The question of how to restore damaged infrastructure matters far beyond one terminal or one country. LNG security is now deeply connected to wider energy security. When liquefaction, storage, loading, utilities or export routes are disrupted, the issue does not remain a local operating problem for very long. It quickly becomes a supply issue, then a market issue, and very often a geopolitical one. While much of the public discussion still focuses on lost volumes, contractual declarations and nameplate capacity, those points do not explain the real challenge of recovery. Restart is where the true resilience of LNG infrastructure is tested.
The first principle of recovery after a major disruption should never be production. The first priority is control. Before anyone starts speaking seriously about restarting trains, the operator needs confidence that people are safe, the site is stable, hazards are contained and damaged systems are properly isolated. This sounds obvious, but in large industrial facilities, especially those with significant market importance, pressure to discuss restart can begin almost immediately. In practice, that pressure has to be resisted until there is a credible picture of plant condition.
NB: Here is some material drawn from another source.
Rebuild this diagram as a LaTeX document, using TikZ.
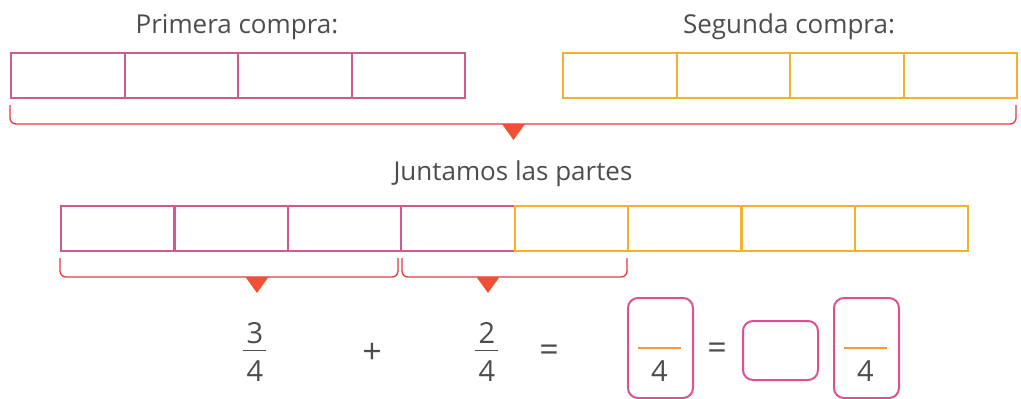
\documentclass[tikz,border=0pt]{standalone}
\usepackage{fontspec}
\setmainfont{Open Sans}
\definecolor{barpink}{HTML}{CC5B8F}
\definecolor{barorange}{HTML}{F7B02E}
\definecolor{bracered}{HTML}{E8383D}
\definecolor{trired}{HTML}{EF5036}
\definecolor{boxpink}{HTML}{E0508F}
\definecolor{txt}{HTML}{4D4D4D}
\definecolor{dashor}{HTML}{F39A3B}
\begin{document}
\begin{tikzpicture}[x=1pt,y=-1pt,
  pcell/.style={draw=barpink,line width=2pt,minimum width=113.5pt,minimum height=45pt,inner sep=0pt,anchor=north west},
  ocell/.style={draw=barorange,line width=2pt,minimum width=113.5pt,minimum height=45pt,inner sep=0pt,anchor=north west},
  brace/.style={draw=bracered,line width=1.3pt,rounded corners=6pt},
  tri/.style={fill=trired},
  lbl/.style={text=txt,font=\fontsize{26}{30}\selectfont,inner sep=0pt,anchor=base},
  num/.style={text=txt,font=\fontsize{29}{30}\selectfont,inner sep=0pt},
  op/.style={text=txt,font=\fontsize{34}{36}\selectfont,inner sep=0pt},
  ansbox/.style={draw=boxpink,line width=2pt,rounded corners=10pt,inner sep=0pt,anchor=north west},
]
\useasboundingbox (0,0) rectangle (1021,399);
% titles
\node[lbl] (t1) at (237,33) {Primera compra:};
\node[lbl] (t2) at (789,33) {Segunda compra:};
% top bars
\foreach \i in {0,...,3} {
  \node[pcell] (a\i) at ({10+113.5*\i},52) {};
  \node[ocell] (b\i) at ({562+113.5*\i},52) {};
}
% big brace
\coordinate (bl) at (10,105);
\coordinate (br) at (1016,105);
\draw[brace] (bl) -- (10,124) -- (1016,124) -- (br);
\fill[tri] (502,124) -- (525,124) -- (513.5,140) -- cycle;
% middle label
\node[lbl] (t3) at (513,180) {Juntamos las partes};
% middle bar
\foreach \i in {0,...,3} {
  \node[pcell] (c\i) at ({60+113.4*\i},205) {};
}
\foreach \i in {4,...,7} {
  \node[ocell] (c\i) at ({60+113.4*\i},205) {};
}
% lower braces
\draw[brace] (60,258) -- (60,277) -- (398,277) -- (398,258);
\draw[brace] (402,258) -- (402,277) -- (627,277) -- (627,258);
\fill[tri] (245.5,277) -- (268.5,277) -- (257,293) -- cycle;
\fill[tri] (476.5,277) -- (499.5,277) -- (488,293) -- cycle;
% equation
\node[num] (n1) at (255,333) {3};
\node[num] (d1) at (255,371) {4};
\draw[txt,line width=0.8pt] (243,350) -- (266,350);
\node[op] (plus) at (372,353) {+};
\node[num] (n2) at (487,333) {2};
\node[num] (d2) at (487,371) {4};
\draw[txt,line width=0.8pt] (475,350) -- (498,350);
\node[op] (eq1) at (549,353) {=};
% answer boxes
\node[ansbox,minimum width=65pt,minimum height=100pt] (x1) at (627,297) {};
\draw[dashor,line width=1.5pt] (638,348) -- (681,348);
\node[num] (dx1) at (659.5,371) {4};
\node[op] (eq2) at (717,351) {=};
\node[ansbox,minimum width=75pt,minimum height=59pt] (x2) at (742,320) {};
\node[ansbox,minimum width=65pt,minimum height=100pt] (x3) at (833,297) {};
\draw[dashor,line width=1.5pt] (844,348) -- (887,348);
\node[num] (dx3) at (865.5,371) {4};
\end{tikzpicture}
\end{document}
The first 24 to 72 hours are therefore decisive. During that period, the focus is not output. It is emergency response, site accountability, shutdown verification, electrical and process isolation where needed, confirmation of containment, assessment of fire and gas exposure, and the creation of an early but disciplined damage picture. It is also the moment when leadership quality becomes visible. Senior management needs enough information to set direction, but not so much fragmented noise that the organisation starts moving in different directions.